- Sector
- Financial Services
- Industry
- Asset Management
- Address
- 234 West Florida Street, Suite 203 Milwaukee United States of America 53204
- IPO Date
- Apr 14, 2025
- Business
- Unlimited HFGM Global Macro ETF (HFGM) is an actively managed exchange-traded fund that seeks capital appreciation by replicating the gross-of-fees return characteristics of the hedge fund industry's Global Macro sector with approximately twice the sector's volatility, utilizing long and short positions in 10-30 underlying exchange-traded funds (ETFs), exchange-listed futures contracts, and to a lesser extent swap agreements. The fund invests in a broad universe of primarily passively-managed underlying ETFs spanning commodity ETFs (such as those tracking oil and gold), currency ETFs (including U.S. dollar index and euro exposure), fixed income ETFs (covering treasuries, corporate bonds, municipal bonds, and high-yield bonds), sector ETFs (like information technology and consumer discretionary), factor ETFs (based on value and momentum), and domestic, global, emerging market, and country-specific ETFs; futures contracts enable larger notional exposure for volatility targeting, while short positions in underlying ETFs and deposits with brokers for short positions support the strategy.
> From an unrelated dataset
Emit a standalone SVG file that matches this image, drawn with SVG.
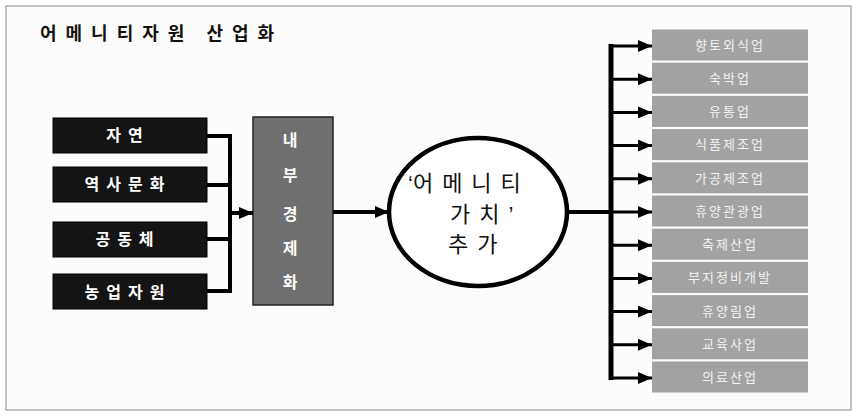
<svg xmlns="http://www.w3.org/2000/svg" width="858" height="416" viewBox="0 0 858 416">
<defs>
<style>
text{font-family:"Noto Sans CJK KR","Noto Sans",sans-serif;}
.title{font-size:18px;font-weight:bold;fill:#111;}
.src rect{fill:#141414;stroke:#000;stroke-width:1;}
.src text{font-size:16px;font-weight:bold;fill:#fff;text-anchor:middle;}
.mid rect{fill:#707070;stroke:#222;stroke-width:1.5;}
.mid text{font-size:16px;font-weight:bold;fill:#fff;text-anchor:middle;}
.out rect{fill:#a2a2a2;}
.out text{font-size:13px;fill:#f2f2f2;text-anchor:middle;letter-spacing:2px;}
.ell text{font-size:22px;fill:#111;}
.q{font-family:"Liberation Sans",sans-serif;}
.wire{fill:none;stroke:#000;stroke-width:4;}
.br{fill:none;stroke:#000;stroke-width:3;}
</style>
<marker id="ah" markerUnits="userSpaceOnUse" markerWidth="16" markerHeight="12" refX="14" refY="6" orient="auto">
<path d="M0,0 L14,6 L0,12 Z" fill="#000"/>
</marker>
</defs>
<rect x="0" y="0" width="858" height="416" fill="#fff"/>
<rect x="6" y="6" width="845" height="404" fill="#fcfcfc" stroke="#888" stroke-width="1"/>
<text class="title" x="40" y="40" letter-spacing="9">어메니티자원 산업화</text>

<g id="n-jayeon" class="src"><rect x="53" y="118" width="154" height="35"/><text x="128" y="141" letter-spacing="7">자연</text></g>
<g id="n-yeoksa" class="src"><rect x="53" y="167" width="154" height="35"/><text x="128" y="190" letter-spacing="7">역사문화</text></g>
<g id="n-gongdong" class="src"><rect x="53" y="222" width="154" height="35"/><text x="128" y="245" letter-spacing="7">공동체</text></g>
<g id="n-nongeop" class="src"><rect x="53" y="274" width="154" height="35"/><text x="128" y="298" letter-spacing="7">농업자원</text></g>

<g id="n-naebu" class="mid"><rect x="253" y="117" width="80" height="188"/>
<text x="290" y="146">내</text><text x="290" y="181">부</text><text x="290" y="220">경</text><text x="290" y="254">제</text><text x="290" y="288">화</text></g>

<g id="n-amenity" class="ell"><ellipse cx="478" cy="212" rx="89" ry="74" fill="#fff" stroke="#000" stroke-width="4.5"/>
<text x="408" y="191"><tspan class="q">‘</tspan><tspan letter-spacing="9">어메니티</tspan></text>
<text x="450" y="222"><tspan letter-spacing="9">가치</tspan><tspan class="q">’</tspan></text>
<text x="448" y="252" letter-spacing="9">추가</text></g>

<g id="outputs" class="out">
<g id="o1"><rect x="652" y="29.5" width="156" height="31"/><text x="730" y="50">향토외식업</text></g>
<g id="o2"><rect x="652" y="62.7" width="156" height="31"/><text x="730" y="83">숙박업</text></g>
<g id="o3"><rect x="652" y="95.9" width="156" height="31"/><text x="730" y="116">유통업</text></g>
<g id="o4"><rect x="652" y="129.1" width="156" height="31"/><text x="730" y="149">식품제조업</text></g>
<g id="o5"><rect x="652" y="162.3" width="156" height="31"/><text x="730" y="183">가공제조업</text></g>
<g id="o6"><rect x="652" y="195.5" width="156" height="31"/><text x="730" y="216">휴양관광업</text></g>
<g id="o7"><rect x="652" y="228.7" width="156" height="31"/><text x="730" y="249">축제산업</text></g>
<g id="o8"><rect x="652" y="261.9" width="156" height="31"/><text x="730" y="282">부지정비개발</text></g>
<g id="o9"><rect x="652" y="295.1" width="156" height="31"/><text x="730" y="316">휴양림업</text></g>
<g id="o10"><rect x="652" y="328.3" width="156" height="31"/><text x="730" y="349">교육사업</text></g>
<g id="o11"><rect x="652" y="361.5" width="156" height="31"/><text x="730" y="382">의료산업</text></g>
</g>

<g id="connectors">
<path class="wire" d="M207,136 H230 M207,185 H230 M207,239 H230 M207,291 H230 M230,134 V293"/>
<path class="wire" d="M230,213 H253" marker-end="url(#ah)"/>
<path class="wire" d="M333,212 H389" marker-end="url(#ah)"/>
<path class="wire" d="M567,212 H611"/>
<path d="M611,44 V380" stroke="#000" stroke-width="5" fill="none"/>
<path class="br" d="M611,46 H652" marker-end="url(#ah)"/>
<path class="br" d="M611,79.2 H652" marker-end="url(#ah)"/>
<path class="br" d="M611,112.4 H652" marker-end="url(#ah)"/>
<path class="br" d="M611,145.6 H652" marker-end="url(#ah)"/>
<path class="br" d="M611,178.8 H652" marker-end="url(#ah)"/>
<path class="br" d="M611,212 H652" marker-end="url(#ah)"/>
<path class="br" d="M611,245.2 H652" marker-end="url(#ah)"/>
<path class="br" d="M611,278.4 H652" marker-end="url(#ah)"/>
<path class="br" d="M611,311.6 H652" marker-end="url(#ah)"/>
<path class="br" d="M611,344.8 H652" marker-end="url(#ah)"/>
<path class="br" d="M611,378 H652" marker-end="url(#ah)"/>
</g>
</svg>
Launched on April 14, 2025, and listed initially on NYSE Arca, HFGM is sub-advised by Unlimited Funds, Inc., with Tidal Investments LLC as adviser, both under the Tidal ETF Trust; portfolio managers include Bob Elliott, Chief Investment Officer, and Bruce McNevin, Chief Data Scientist, employing proprietary machine learning algorithms to analyze public hedge fund data for dynamic portfolio adjustments. In July 2025, Unlimited ETFs, including HFGM alongside HFND, announced and completed a transfer of exchange listings from NYSE Arca to the New York Stock Exchange LLC effective July 16, 2025, retaining the HFGM ticker to enhance trading visibility and liquidity. The fund, domiciled in the United States with operations focused on U.S. investors and global macro exposures, maintains a total annual operating expense ratio of 1.00%, comprising a 0.95% management fee, and up to 25% of assets may be allocated to a wholly-owned Cayman Islands subsidiary for derivatives exposure, positioning it as a lower-fee, tax-efficient alternative to traditional global macro hedge funds.